The Federal Bureau of Investigation said the grand jury announcement "will likely be exploited by some individuals to justify threats and attacks against law enforcement and critical infrastructure," in a warning issued earlier this month.
President weighs in
President Barack Obama, speaking Sunday on ABC News’ “This Week,” said he had called Missouri’s governor, Jay Nixon, “to make sure that he has a plan to respond in a careful and appropriate way to any potential violence – to be able to sort out the vast majority of peaceful protesters from the handful who are not.”
Obama said he hoped for better training of law enforcement personnel “to be sensitive to the concerns of minority communities” so “over time trust can be built, in part because minority communities typically are subject to more crime. They need law enforcement more than anybody. …
“There are a lot of communities – in my hometown of Chicago, for example – [that] want to actually see more police,” the president continued. But “they want to make sure the police are trained, so they can distinguish between a gangbanger and a kid who just happens to be wearing a hoodie but just otherwise is a good kid and not doing anything wrong.”
Ferguson grand jury
Susan McGraugh, a professor of criminal defense at St. Louis University Law School, said the Ferguson grand jury differs in some ways from the textbook definition.
In typical proceedings, McGraugh said, prosecutors know “what charge they would like the grand jury to hear. They’ll give the grand jury information and evidence just about that charge and about that defendant, and then ask them to vote in favor of that charge.”
In this case, “the grand jury is being used in a more investigative role,” she said. Jurors “will hear all the evidence regarding the case – not just the evidence that’s good for the state or the prosecutor.” Then they’ll have to decide whether to charge Wilson with a crime and, if so, will have to “choose among several different charges."

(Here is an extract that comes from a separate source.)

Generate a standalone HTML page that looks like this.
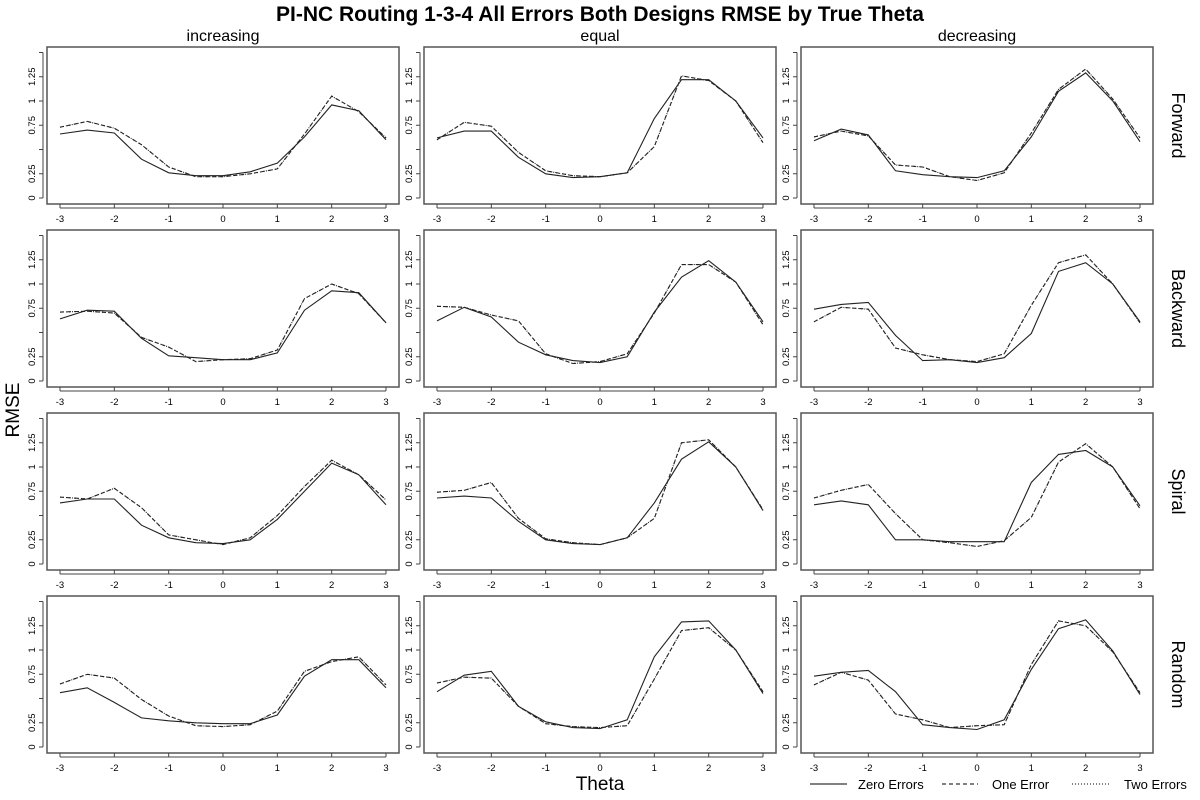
<!DOCTYPE html>
<html><head><meta charset="utf-8"><style>
body{margin:0;background:#fff;}
svg{display:block;font-family:"Liberation Sans",Arial,sans-serif;}
</style></head><body>
<svg id="chart" width="1200" height="800" viewBox="0 0 1200 800" xmlns="http://www.w3.org/2000/svg">
<text x="600" y="21" text-anchor="middle" font-size="21" font-weight="bold">PI-NC Routing 1-3-4 All Errors Both Designs RMSE by True Theta</text>
<text transform="translate(19,410) rotate(-90)" text-anchor="middle" font-size="19">RMSE</text>
<text x="600" y="790" text-anchor="middle" font-size="19">Theta</text>
<g>
<line x1="810" y1="784" x2="847" y2="784" stroke="#000" stroke-width="1"/>
<text x="858" y="789" font-size="13">Zero Errors</text>
<line x1="942" y1="784" x2="978" y2="784" stroke="#000" stroke-width="1" stroke-dasharray="4,3"/>
<text x="992" y="789" font-size="13">One Error</text>
<line x1="1072" y1="784" x2="1110" y2="784" stroke="#000" stroke-width="1" stroke-dasharray="1,2"/>
<text x="1124" y="789" font-size="13">Two Errors</text>
</g>
</svg>
<script>
const thetas=[-3,-2.5,-2,-1.5,-1,-0.5,0,0.5,1,1.5,2,2.5,3];
const colTitles=["increasing","equal","decreasing"];
const rowTitles=["Forward","Backward","Spiral","Random"];
const yTicks=[0,0.25,0.5,0.75,1,1.25,1.5];
const yTickLabels=["0","0.25","","0.75","1","1.25",""];
const xTicks=[-3,-2,-1,0,1,2,3];
// zero errors, [row][col]
const zeroErr=[
[[0.66,0.70,0.67,0.40,0.26,0.23,0.23,0.27,0.36,0.63,0.96,0.90,0.60],
 [0.62,0.69,0.69,0.42,0.25,0.21,0.22,0.26,0.82,1.22,1.22,1.00,0.62],
 [0.59,0.71,0.65,0.28,0.24,0.22,0.21,0.28,0.63,1.10,1.29,1.00,0.58]],
[[0.64,0.73,0.72,0.44,0.26,0.24,0.22,0.22,0.29,0.73,0.93,0.91,0.60],
 [0.62,0.76,0.66,0.40,0.27,0.21,0.19,0.25,0.71,1.07,1.24,1.02,0.61],
 [0.74,0.79,0.81,0.47,0.21,0.22,0.19,0.24,0.49,1.13,1.22,1.00,0.61]],
[[0.63,0.67,0.67,0.40,0.27,0.22,0.21,0.25,0.46,0.75,1.04,0.92,0.61],
 [0.68,0.70,0.68,0.44,0.25,0.21,0.20,0.27,0.63,1.08,1.26,1.00,0.55],
 [0.61,0.65,0.61,0.25,0.25,0.23,0.23,0.23,0.84,1.13,1.17,1.00,0.60]],
[[0.56,0.61,0.46,0.30,0.27,0.25,0.24,0.24,0.33,0.73,0.90,0.90,0.61],
 [0.57,0.74,0.78,0.42,0.26,0.20,0.19,0.28,0.93,1.29,1.30,1.00,0.55],
 [0.73,0.77,0.79,0.57,0.23,0.20,0.18,0.28,0.80,1.22,1.31,0.99,0.54]]];
const oneErr=[
[[0.73,0.79,0.72,0.55,0.32,0.22,0.22,0.25,0.30,0.66,1.05,0.89,0.62],
 [0.60,0.78,0.74,0.47,0.28,0.23,0.22,0.26,0.53,1.26,1.21,1.00,0.57],
 [0.63,0.69,0.64,0.34,0.32,0.22,0.18,0.26,0.67,1.12,1.33,1.02,0.62]],
[[0.71,0.72,0.70,0.45,0.35,0.20,0.22,0.23,0.32,0.85,1.00,0.90,0.60],
 [0.77,0.76,0.68,0.62,0.28,0.18,0.20,0.28,0.70,1.20,1.20,1.02,0.58],
 [0.61,0.76,0.74,0.34,0.27,0.22,0.20,0.28,0.78,1.22,1.30,1.00,0.60]],
[[0.69,0.67,0.78,0.58,0.30,0.25,0.20,0.27,0.50,0.80,1.07,0.92,0.66],
 [0.74,0.76,0.84,0.47,0.26,0.22,0.20,0.27,0.47,1.25,1.28,1.00,0.56],
 [0.68,0.76,0.82,0.52,0.25,0.22,0.18,0.24,0.48,1.05,1.24,1.00,0.57]],
[[0.65,0.75,0.71,0.49,0.32,0.22,0.21,0.23,0.37,0.78,0.88,0.93,0.64],
 [0.66,0.72,0.71,0.42,0.24,0.21,0.20,0.22,0.70,1.20,1.23,1.00,0.57],
 [0.64,0.77,0.69,0.34,0.28,0.20,0.22,0.23,0.85,1.30,1.25,0.98,0.56]]];
const twoErr=[
[[0.73,0.79,0.72,0.55,0.32,0.22,0.22,0.25,0.30,0.66,1.05,0.89,0.62],
 [0.60,0.78,0.74,0.47,0.28,0.23,0.22,0.26,0.53,1.26,1.21,1.00,0.57],
 [0.63,0.69,0.64,0.34,0.32,0.22,0.18,0.26,0.67,1.12,1.33,1.02,0.62]],
[[0.71,0.72,0.70,0.45,0.35,0.20,0.22,0.23,0.32,0.85,1.00,0.90,0.60],
 [0.77,0.76,0.68,0.62,0.28,0.18,0.20,0.28,0.70,1.20,1.20,1.02,0.58],
 [0.61,0.76,0.74,0.34,0.27,0.22,0.20,0.28,0.78,1.22,1.30,1.00,0.60]],
[[0.69,0.67,0.78,0.58,0.30,0.25,0.20,0.27,0.50,0.80,1.07,0.92,0.66],
 [0.74,0.76,0.84,0.47,0.26,0.22,0.20,0.27,0.47,1.25,1.28,1.00,0.56],
 [0.68,0.76,0.82,0.52,0.25,0.22,0.18,0.24,0.48,1.05,1.24,1.00,0.57]],
[[0.65,0.75,0.71,0.49,0.32,0.22,0.21,0.23,0.37,0.78,0.88,0.93,0.64],
 [0.66,0.72,0.71,0.42,0.24,0.21,0.20,0.22,0.70,1.20,1.23,1.00,0.57],
 [0.64,0.77,0.69,0.34,0.28,0.20,0.22,0.23,0.85,1.30,1.25,0.98,0.56]]];

const NS="http://www.w3.org/2000/svg";
const svg=document.getElementById('chart');
function mk(tag,attrs,parent){const e=document.createElementNS(NS,tag);for(const k in attrs)e.setAttribute(k,attrs[k]);(parent||svg).appendChild(e);return e;}
const colLeft=[47,424,801], boxW=352, rowTop=[47,230,413,596], boxH=157;
for(let c=0;c<3;c++){
  const t=mk('text',{x:colLeft[c]+boxW/2,y:41,'text-anchor':'middle','font-size':'16'});
  
  
  t.textContent=colTitles[c];
}
for(let r=0;r<4;r++){
  const cy=rowTop[r]+boxH/2;
  const t=mk('text',{transform:`translate(1172,${cy}) rotate(90)`,'text-anchor':'middle','font-size':'18'});
  
  
  t.textContent=rowTitles[r];
}
for(let r=0;r<4;r++)for(let c=0;c<3;c++){
  const L=colLeft[c],T=rowTop[r];
  const g=mk('g',{});
  
  
  const xs=v=>L+13+(v+3)/6*326;
  const ys=v=>T+151-v*97;
  mk('rect',{x:L,y:T,width:boxW,height:boxH,fill:'none',stroke:'#555','stroke-width':1.5},g);
  // y axis
  const ya=mk('g',{},g);
  
  
  mk('line',{x1:L-4,y1:ys(0),x2:L-4,y2:ys(1.5),stroke:'#444','stroke-width':1},ya);
  yTicks.forEach((v,i)=>{
    mk('line',{x1:L-8,y1:ys(v),x2:L-4,y2:ys(v),stroke:'#444'},ya);
    if(yTickLabels[i]){const t=mk('text',{transform:`translate(${L-12},${ys(v)}) rotate(-90)`,'text-anchor':'middle','font-size':'9.5'},ya);t.textContent=yTickLabels[i];}
  });
  const xa=mk('g',{},g);
  
  
  mk('line',{x1:xs(-3),y1:T+boxH+4,x2:xs(3),y2:T+boxH+4,stroke:'#444'},xa);
  xTicks.forEach(v=>{
    mk('line',{x1:xs(v),y1:T+boxH,x2:xs(v),y2:T+boxH+4,stroke:'#444'},xa);
    const t=mk('text',{x:xs(v),y:T+boxH+18,'text-anchor':'middle','font-size':'9.5'},xa);t.textContent=String(v);
  });
  const series=[[twoErr,'1,2','two-errors'],[oneErr,'4,3','one-error'],[zeroErr,'','zero-errors']];
  series.forEach(([d,dash,nm])=>{
    const pts=thetas.map((th,i)=>xs(th).toFixed(1)+','+ys(d[r][c][i]).toFixed(1)).join(' ');
    const p=mk('polyline',{points:pts,fill:'none',stroke:'#222','stroke-width':1.1},g);
    if(dash)p.setAttribute('stroke-dasharray',dash);
    
    
  });
}
</script>
</body></html>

The law professor said forensic evidence in this case “seems to be playing a particularly prominent role, because there has been a private pathologist hired to do a second autopsy on Michael Brown and some of his findings have been different from the findings of the forensic pathologist” hired by St. Louis County.
The overall situation in Ferguson could be improved, McGraugh said.
“The first thing that needs to happen is dialogue,” the professor said. “I think people have to acknowledge that there is a problem and most people were unwilling to do that until the Michael Brown shooting brought so many of these facts to light. ... For people in communities of color to feel that their concerns have been heard and acknowledged has got to be the first step."